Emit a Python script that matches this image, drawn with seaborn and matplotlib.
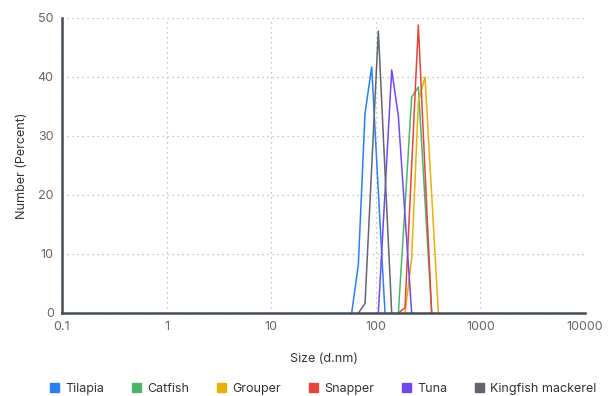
import pandas as pd
import matplotlib.pyplot as plt
import seaborn as sns
from matplotlib.patches import Patch

# size classes (d.nm) and number distribution (%) per sample
tilapia_size = [58.77, 68.06, 78.82, 91.28, 105.7, 122.4]
tilapia_num = [0, 8.2, 33.8, 41.7, 20.5, 0]

catfish_size = [164.2, 190.1, 220.2, 255.0, 295.3, 342.0]
catfish_num = [0, 18.0, 36.6, 38.3, 19.0, 0]

grouper_size = [190.1, 220.2, 255.0, 295.3, 342.0, 396.1]
grouper_num = [0, 9.3, 35.8, 40.0, 20.0, 0]

snapper_size = [164.2, 190.1, 220.2, 255.0, 295.3, 342.0]
snapper_num = [0, 0.9, 25.0, 48.8, 24.0, 0]

tuna_size = [105.7, 122.4, 141.8, 164.2, 190.1, 220.2]
tuna_num = [0, 20.5, 41.2, 33.4, 16.5, 0]

kingfish_size = [68.06, 78.82, 91.28, 105.7, 122.4, 141.8]
kingfish_num = [0, 1.6, 24.7, 47.8, 24.0, 0]

samples = ['Tilapia', 'Catfish', 'Grouper', 'Snapper', 'Tuna', 'Kingfish mackerel']
colors = ['#2B7FF0', '#4CB56A', '#E6B10A', '#E0463C', '#7149EE', '#5F6671']

sizes = [tilapia_size, catfish_size, grouper_size, snapper_size, tuna_size, kingfish_size]
nums = [tilapia_num, catfish_num, grouper_num, snapper_num, tuna_num, kingfish_num]

rows = []
for name, s, n in zip(samples, sizes, nums):
    for a, b in zip(s, n):
        rows.append({'sample': name, 'size': a, 'number': b})
df = pd.DataFrame(rows)

sns.set_theme(style="white")
plt.rcParams['font.family'] = ['Inter', 'DejaVu Sans']

fig = plt.figure(figsize=(6.11, 3.96), dpi=100)
ax = fig.add_axes([0.1015, 0.2096, 0.856, 0.745])

sns.lineplot(data=df, x='size', y='number', hue='sample', hue_order=samples,
             palette=dict(zip(samples, colors)), linewidth=1.1, ax=ax,
             legend=False, sort=True, estimator=None)

ax.set_xscale('log')
ax.set_xlim(0.1, 10000)
ax.set_ylim(0, 50)
ax.set_xticks([0.1, 1, 10, 100, 1000, 10000])
ax.set_xticklabels(['0.1', '1', '10', '100', '1000', '10000'])
ax.minorticks_off()
ax.set_yticks([0, 10, 20, 30, 40, 50])
ax.grid(True, linestyle=(0, (1, 3)), color='#b5b5b5', linewidth=0.9)
ax.tick_params(axis='both', length=0, labelsize=9, colors='#666666', pad=6)

for side in ['top', 'right']:
    ax.spines[side].set_visible(False)
for side in ['left', 'bottom']:
    ax.spines[side].set_color('#474c55')
    ax.spines[side].set_linewidth(1.8)

ax.set_xlabel('Size (d.nm)', fontsize=9, color='#333333', labelpad=14)
ax.set_ylabel('Number (Percent)', fontsize=9, color='#333333', labelpad=7)

handles = [Patch(facecolor=c, edgecolor=c) for c in colors]
ax.legend(handles, samples, loc='lower center', bbox_to_anchor=(0.5, -0.315), ncol=6,
          frameon=False, fontsize=9, handlelength=0.7, handleheight=0.7,
          handletextpad=0.5, columnspacing=2.25, labelcolor='#333333')

plt.savefig('out.png', dpi=100)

========================

SHORT TASK:
All of the material above is to be copied exactly, except for its images.

WRITTEN REPLY:
Emit a Python script that matches this image, drawn with seaborn and matplotlib.
import pandas as pd
import matplotlib.pyplot as plt
import seaborn as sns
from matplotlib.patches import Patch

# size classes (d.nm) and number distribution (%) per sample
tilapia_size = [58.77, 68.06, 78.82, 91.28, 105.7, 122.4]
tilapia_num = [0, 8.2, 33.8, 41.7, 20.5, 0]

catfish_size = [164.2, 190.1, 220.2, 255.0, 295.3, 342.0]
catfish_num = [0, 18.0, 36.6, 38.3, 19.0, 0]

grouper_size = [190.1, 220.2, 255.0, 295.3, 342.0, 396.1]
grouper_num = [0, 9.3, 35.8, 40.0, 20.0, 0]

snapper_size = [164.2, 190.1, 220.2, 255.0, 295.3, 342.0]
snapper_num = [0, 0.9, 25.0, 48.8, 24.0, 0]

tuna_size = [105.7, 122.4, 141.8, 164.2, 190.1, 220.2]
tuna_num = [0, 20.5, 41.2, 33.4, 16.5, 0]

kingfish_size = [68.06, 78.82, 91.28, 105.7, 122.4, 141.8]
kingfish_num = [0, 1.6, 24.7, 47.8, 24.0, 0]

samples = ['Tilapia', 'Catfish', 'Grouper', 'Snapper', 'Tuna', 'Kingfish mackerel']
colors = ['#2B7FF0', '#4CB56A', '#E6B10A', '#E0463C', '#7149EE', '#5F6671']

sizes = [tilapia_size, catfish_size, grouper_size, snapper_size, tuna_size, kingfish_size]
nums = [tilapia_num, catfish_num, grouper_num, snapper_num, tuna_num, kingfish_num]

rows = []
for name, s, n in zip(samples, sizes, nums):
    for a, b in zip(s, n):
        rows.append({'sample': name, 'size': a, 'number': b})
df = pd.DataFrame(rows)

sns.set_theme(style="white")
plt.rcParams['font.family'] = ['Inter', 'DejaVu Sans']

fig = plt.figure(figsize=(6.11, 3.96), dpi=100)
ax = fig.add_axes([0.1015, 0.2096, 0.856, 0.745])

sns.lineplot(data=df, x='size', y='number', hue='sample', hue_order=samples,
             palette=dict(zip(samples, colors)), linewidth=1.1, ax=ax,
             legend=False, sort=True, estimator=None)

ax.set_xscale('log')
ax.set_xlim(0.1, 10000)
ax.set_ylim(0, 50)
ax.set_xticks([0.1, 1, 10, 100, 1000, 10000])
ax.set_xticklabels(['0.1', '1', '10', '100', '1000', '10000'])
ax.minorticks_off()
ax.set_yticks([0, 10, 20, 30, 40, 50])
ax.grid(True, linestyle=(0, (1, 3)), color='#b5b5b5', linewidth=0.9)
ax.tick_params(axis='both', length=0, labelsize=9, colors='#666666', pad=6)

for side in ['top', 'right']:
    ax.spines[side].set_visible(False)
for side in ['left', 'bottom']:
    ax.spines[side].set_color('#474c55')
    ax.spines[side].set_linewidth(1.8)

ax.set_xlabel('Size (d.nm)', fontsize=9, color='#333333', labelpad=14)
ax.set_ylabel('Number (Percent)', fontsize=9, color='#333333', labelpad=7)

handles = [Patch(facecolor=c, edgecolor=c) for c in colors]
ax.legend(handles, samples, loc='lower center', bbox_to_anchor=(0.5, -0.315), ncol=6,
          frameon=False, fontsize=9, handlelength=0.7, handleheight=0.7,
          handletextpad=0.5, columnspacing=2.25, labelcolor='#333333')

plt.savefig('out.png', dpi=100)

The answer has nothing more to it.